#### Exercise
Will you output all of the data below exactly, omitting the images?
>> begin Recorded data
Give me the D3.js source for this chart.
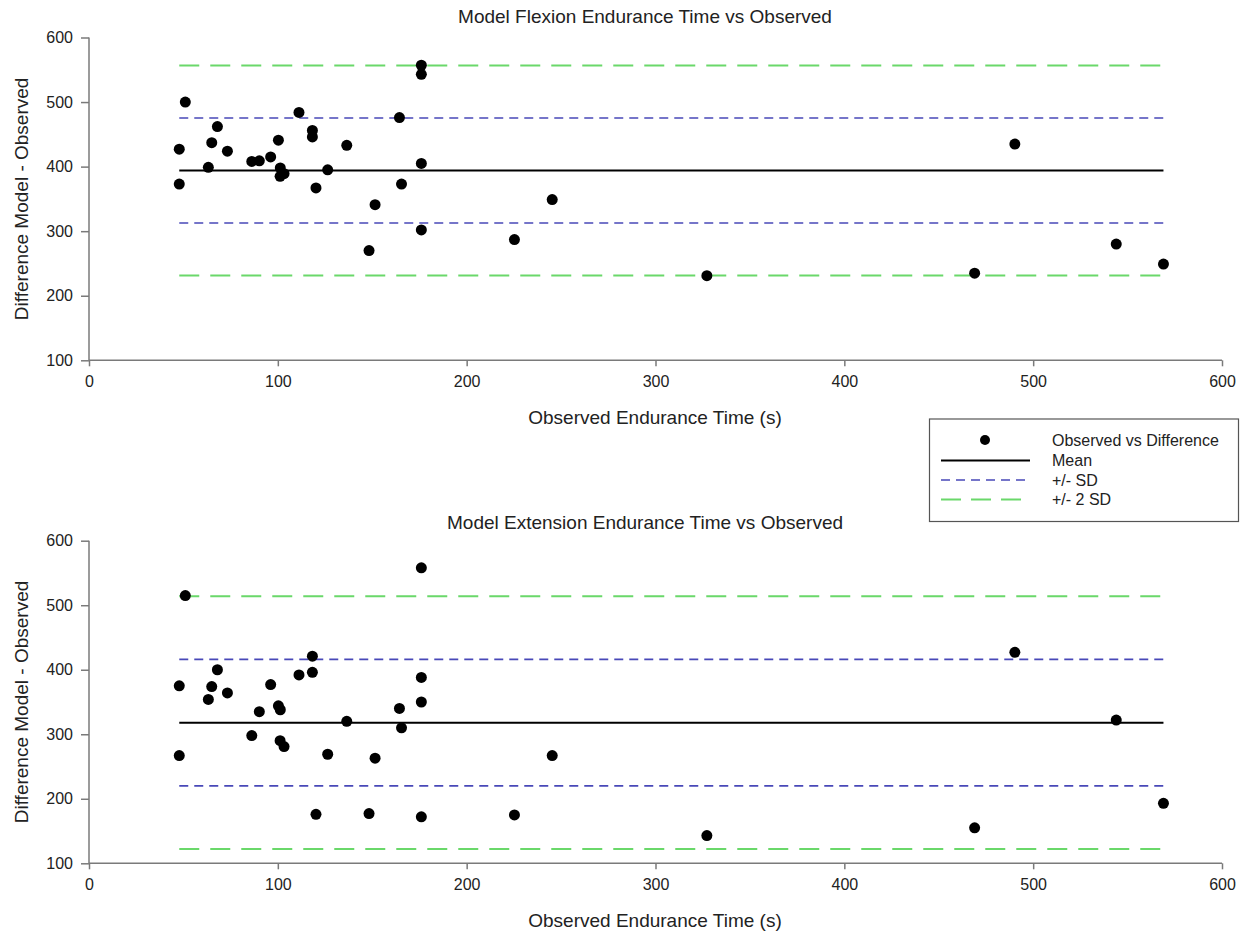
<!DOCTYPE html>
<html>
<head>
<meta charset="utf-8">
<script src="https://cdn.jsdelivr.net/npm/d3@7"></script>
<style>
  html, body { margin: 0; padding: 0; background: #fff; }
  svg { display: block; font-family: "Liberation Sans", Arial, sans-serif; }
</style>
</head>
<body>
<svg id="chart" width="1256" height="934"></svg>
<script>
// ---- Data ----
const observedTime = [47.8, 47.8, 51, 63.2, 65, 68, 73.3, 86.2, 90.2, 96.2, 100.3, 101.3, 101.2, 103.3,
  111.2, 118.3, 118.3, 120.2, 126.4, 136.5, 148.3, 151.5, 164.4, 165.5, 176, 176, 176, 176,
  225.3, 245.3, 327.2, 469, 490.3, 544, 569];

const flexionDiff = [427, 373, 500, 399, 437, 462, 424, 408, 409, 415, 441, 398, 385, 389,
  484, 456, 446, 367, 395, 433, 270, 341, 476, 373, 557, 543, 405, 302,
  287, 349, 231, 235, 435, 280, 249];

const extensionDiff = [375, 267, 515, 354, 374, 400, 364, 298, 335, 377, 344, 338, 290, 281,
  392, 421, 396, 176, 269, 320, 177, 263, 340, 310, 558, 388, 350, 172,
  175, 267, 143, 155, 427, 322, 193];

const flexionStats = [394, 81.3];     // mean, SD
const extensionStats = [318, 98];     // mean, SD

const xTickValues = [0, 100, 200, 300, 400, 500, 600];
const yTickValues = [100, 200, 300, 400, 500, 600];

const panelTitles = ["Model Flexion Endurance Time vs Observed", "Model Extension Endurance Time vs Observed"];
const xAxisTitle = "Observed Endurance Time (s)";
const yAxisTitle = "Difference Model - Observed";
const legendLabels = ["Observed vs Difference", "Mean", "+/- SD", "+/- 2 SD"];

// ---- Styles ----
const axisColor = "#7a7a7a";
const textColor = "#222";
const blue = "#4848b8";
const green = "#6ad86a";

const svg = d3.select("#chart");

const x = d3.scaleLinear().domain([0, 600]).range([89, 1222]);

function drawPanel(diffs, stats, title, yTop, yBottom, titleY, xTitleY) {
  const y = d3.scaleLinear().domain([100, 600]).range([yBottom, yTop]);
  const g = svg.append("g");

  // title
  g.append("text").attr("x", 645).attr("y", titleY).attr("text-anchor", "middle")
    .attr("dominant-baseline", "central").attr("font-size", 19).attr("fill", textColor).text(title);

  // axes
  const yAxis = d3.axisLeft(y).tickValues(yTickValues).tickSize(8).tickPadding(8).tickFormat(d3.format("d"));
  const ya = g.append("g").attr("transform", `translate(${x(0)},0)`).call(yAxis);
  const xAxis = d3.axisBottom(x).tickValues(xTickValues).tickSize(6).tickPadding(9).tickFormat(d3.format("d"));
  const xa = g.append("g").attr("transform", `translate(0,${y(100)})`).call(xAxis);
  [ya, xa].forEach(a => {
    a.select(".domain").attr("stroke", axisColor).attr("stroke-width", 1.5);
    a.selectAll(".tick line").attr("stroke", axisColor).attr("stroke-width", 1.5);
    a.selectAll(".tick text").attr("font-size", 16).attr("fill", textColor)
      .attr("font-family", "Liberation Sans, Arial, sans-serif");
  });
  ya.select(".domain").attr("d", `M0,${y(600)}V${y(100)}`);
  xa.select(".domain").attr("d", `M${x(0)},0H${x(600)}`);

  // axis titles
  g.append("text").attr("x", 655).attr("y", xTitleY).attr("text-anchor", "middle")
    .attr("dominant-baseline", "central").attr("font-size", 19).attr("fill", textColor).text(xAxisTitle);
  const cy = (y(600) + y(100)) / 2;
  g.append("text").attr("transform", `translate(21,${cy}) rotate(-90)`).attr("text-anchor", "middle")
    .attr("dominant-baseline", "central").attr("font-size", 19).attr("fill", textColor).text(yAxisTitle);

  // reference lines
  const [mean, sd] = stats;
  const xmin = d3.min(observedTime), xmax = d3.max(observedTime);
  const lines = [
    { v: mean + 2 * sd, c: green, w: 2, dash: "20,11" },
    { v: mean - 2 * sd, c: green, w: 2, dash: "20,11" },
    { v: mean + sd, c: blue, w: 1.6, dash: "9,6" },
    { v: mean - sd, c: blue, w: 1.6, dash: "9,6" },
    { v: mean, c: "#000", w: 2, dash: null }
  ];
  g.selectAll("line.ref").data(lines).join("line").attr("class", "ref")
    .attr("x1", x(xmin)).attr("x2", x(xmax))
    .attr("y1", d => y(d.v)).attr("y2", d => y(d.v))
    .attr("stroke", d => d.c).attr("stroke-width", d => d.w)
    .attr("stroke-dasharray", d => d.dash);

  // points
  g.selectAll("circle.pt").data(observedTime.map((t, i) => [t, diffs[i]])).join("circle")
    .attr("class", "pt").attr("cx", d => x(d[0])).attr("cy", d => y(d[1])).attr("r", 5.5).attr("fill", "#000");
}

drawPanel(flexionDiff, flexionStats, panelTitles[0], 37.5, 360.3, 16, 417.5);
drawPanel(extensionDiff, extensionStats, panelTitles[1], 540.7, 863.3, 522, 920.5);

// ---- Legend ----
const lg = svg.append("g");
lg.append("rect").attr("x", 929.5).attr("y", 419).attr("width", 309).attr("height", 102.5)
  .attr("fill", "#fff").attr("stroke", "#555").attr("stroke-width", 1.2);
const rowY = [440, 460.5, 480, 499.5];
lg.append("circle").attr("cx", 985).attr("cy", rowY[0]).attr("r", 5).attr("fill", "#000");
lg.append("line").attr("x1", 941).attr("x2", 1030).attr("y1", rowY[1]).attr("y2", rowY[1])
  .attr("stroke", "#000").attr("stroke-width", 2);
lg.append("line").attr("x1", 941).attr("x2", 1030).attr("y1", rowY[2]).attr("y2", rowY[2])
  .attr("stroke", blue).attr("stroke-width", 1.6).attr("stroke-dasharray", "9,6");
lg.append("line").attr("x1", 941).attr("x2", 1021).attr("y1", rowY[3]).attr("y2", rowY[3])
  .attr("stroke", green).attr("stroke-width", 2).attr("stroke-dasharray", "20,10");
lg.selectAll("text").data(legendLabels).join("text")
  .attr("x", 1052).attr("y", (d, i) => rowY[i]).attr("dominant-baseline", "central")
  .attr("font-size", 16).attr("fill", textColor).text(d => d);
</script>
</body>
</html>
>> end Recorded data
#### Response to this task
Give me the D3.js source for this chart.
<!DOCTYPE html>
<html>
<head>
<meta charset="utf-8">
<script src="https://cdn.jsdelivr.net/npm/d3@7"></script>
<style>
  html, body { margin: 0; padding: 0; background: #fff; }
  svg { display: block; font-family: "Liberation Sans", Arial, sans-serif; }
</style>
</head>
<body>
<svg id="chart" width="1256" height="934"></svg>
<script>
// ---- Data ----
const observedTime = [47.8, 47.8, 51, 63.2, 65, 68, 73.3, 86.2, 90.2, 96.2, 100.3, 101.3, 101.2, 103.3,
  111.2, 118.3, 118.3, 120.2, 126.4, 136.5, 148.3, 151.5, 164.4, 165.5, 176, 176, 176, 176,
  225.3, 245.3, 327.2, 469, 490.3, 544, 569];

const flexionDiff = [427, 373, 500, 399, 437, 462, 424, 408, 409, 415, 441, 398, 385, 389,
  484, 456, 446, 367, 395, 433, 270, 341, 476, 373, 557, 543, 405, 302,
  287, 349, 231, 235, 435, 280, 249];

const extensionDiff = [375, 267, 515, 354, 374, 400, 364, 298, 335, 377, 344, 338, 290, 281,
  392, 421, 396, 176, 269, 320, 177, 263, 340, 310, 558, 388, 350, 172,
  175, 267, 143, 155, 427, 322, 193];

const flexionStats = [394, 81.3];     // mean, SD
const extensionStats = [318, 98];     // mean, SD

const xTickValues = [0, 100, 200, 300, 400, 500, 600];
const yTickValues = [100, 200, 300, 400, 500, 600];

const panelTitles = ["Model Flexion Endurance Time vs Observed", "Model Extension Endurance Time vs Observed"];
const xAxisTitle = "Observed Endurance Time (s)";
const yAxisTitle = "Difference Model - Observed";
const legendLabels = ["Observed vs Difference", "Mean", "+/- SD", "+/- 2 SD"];

// ---- Styles ----
const axisColor = "#7a7a7a";
const textColor = "#222";
const blue = "#4848b8";
const green = "#6ad86a";

const svg = d3.select("#chart");

const x = d3.scaleLinear().domain([0, 600]).range([89, 1222]);

function drawPanel(diffs, stats, title, yTop, yBottom, titleY, xTitleY) {
  const y = d3.scaleLinear().domain([100, 600]).range([yBottom, yTop]);
  const g = svg.append("g");

  // title
  g.append("text").attr("x", 645).attr("y", titleY).attr("text-anchor", "middle")
    .attr("dominant-baseline", "central").attr("font-size", 19).attr("fill", textColor).text(title);

  // axes
  const yAxis = d3.axisLeft(y).tickValues(yTickValues).tickSize(8).tickPadding(8).tickFormat(d3.format("d"));
  const ya = g.append("g").attr("transform", `translate(${x(0)},0)`).call(yAxis);
  const xAxis = d3.axisBottom(x).tickValues(xTickValues).tickSize(6).tickPadding(9).tickFormat(d3.format("d"));
  const xa = g.append("g").attr("transform", `translate(0,${y(100)})`).call(xAxis);
  [ya, xa].forEach(a => {
    a.select(".domain").attr("stroke", axisColor).attr("stroke-width", 1.5);
    a.selectAll(".tick line").attr("stroke", axisColor).attr("stroke-width", 1.5);
    a.selectAll(".tick text").attr("font-size", 16).attr("fill", textColor)
      .attr("font-family", "Liberation Sans, Arial, sans-serif");
  });
  ya.select(".domain").attr("d", `M0,${y(600)}V${y(100)}`);
  xa.select(".domain").attr("d", `M${x(0)},0H${x(600)}`);

  // axis titles
  g.append("text").attr("x", 655).attr("y", xTitleY).attr("text-anchor", "middle")
    .attr("dominant-baseline", "central").attr("font-size", 19).attr("fill", textColor).text(xAxisTitle);
  const cy = (y(600) + y(100)) / 2;
  g.append("text").attr("transform", `translate(21,${cy}) rotate(-90)`).attr("text-anchor", "middle")
    .attr("dominant-baseline", "central").attr("font-size", 19).attr("fill", textColor).text(yAxisTitle);

  // reference lines
  const [mean, sd] = stats;
  const xmin = d3.min(observedTime), xmax = d3.max(observedTime);
  const lines = [
    { v: mean + 2 * sd, c: green, w: 2, dash: "20,11" },
    { v: mean - 2 * sd, c: green, w: 2, dash: "20,11" },
    { v: mean + sd, c: blue, w: 1.6, dash: "9,6" },
    { v: mean - sd, c: blue, w: 1.6, dash: "9,6" },
    { v: mean, c: "#000", w: 2, dash: null }
  ];
  g.selectAll("line.ref").data(lines).join("line").attr("class", "ref")
    .attr("x1", x(xmin)).attr("x2", x(xmax))
    .attr("y1", d => y(d.v)).attr("y2", d => y(d.v))
    .attr("stroke", d => d.c).attr("stroke-width", d => d.w)
    .attr("stroke-dasharray", d => d.dash);

  // points
  g.selectAll("circle.pt").data(observedTime.map((t, i) => [t, diffs[i]])).join("circle")
    .attr("class", "pt").attr("cx", d => x(d[0])).attr("cy", d => y(d[1])).attr("r", 5.5).attr("fill", "#000");
}

drawPanel(flexionDiff, flexionStats, panelTitles[0], 37.5, 360.3, 16, 417.5);
drawPanel(extensionDiff, extensionStats, panelTitles[1], 540.7, 863.3, 522, 920.5);

// ---- Legend ----
const lg = svg.append("g");
lg.append("rect").attr("x", 929.5).attr("y", 419).attr("width", 309).attr("height", 102.5)
  .attr("fill", "#fff").attr("stroke", "#555").attr("stroke-width", 1.2);
const rowY = [440, 460.5, 480, 499.5];
lg.append("circle").attr("cx", 985).attr("cy", rowY[0]).attr("r", 5).attr("fill", "#000");
lg.append("line").attr("x1", 941).attr("x2", 1030).attr("y1", rowY[1]).attr("y2", rowY[1])
  .attr("stroke", "#000").attr("stroke-width", 2);
lg.append("line").attr("x1", 941).attr("x2", 1030).attr("y1", rowY[2]).attr("y2", rowY[2])
  .attr("stroke", blue).attr("stroke-width", 1.6).attr("stroke-dasharray", "9,6");
lg.append("line").attr("x1", 941).attr("x2", 1021).attr("y1", rowY[3]).attr("y2", rowY[3])
  .attr("stroke", green).attr("stroke-width", 2).attr("stroke-dasharray", "20,10");
lg.selectAll("text").data(legendLabels).join("text")
  .attr("x", 1052).attr("y", (d, i) => rowY[i]).attr("dominant-baseline", "central")
  .attr("font-size", 16).attr("fill", textColor).text(d => d);
</script>
</body>
</html>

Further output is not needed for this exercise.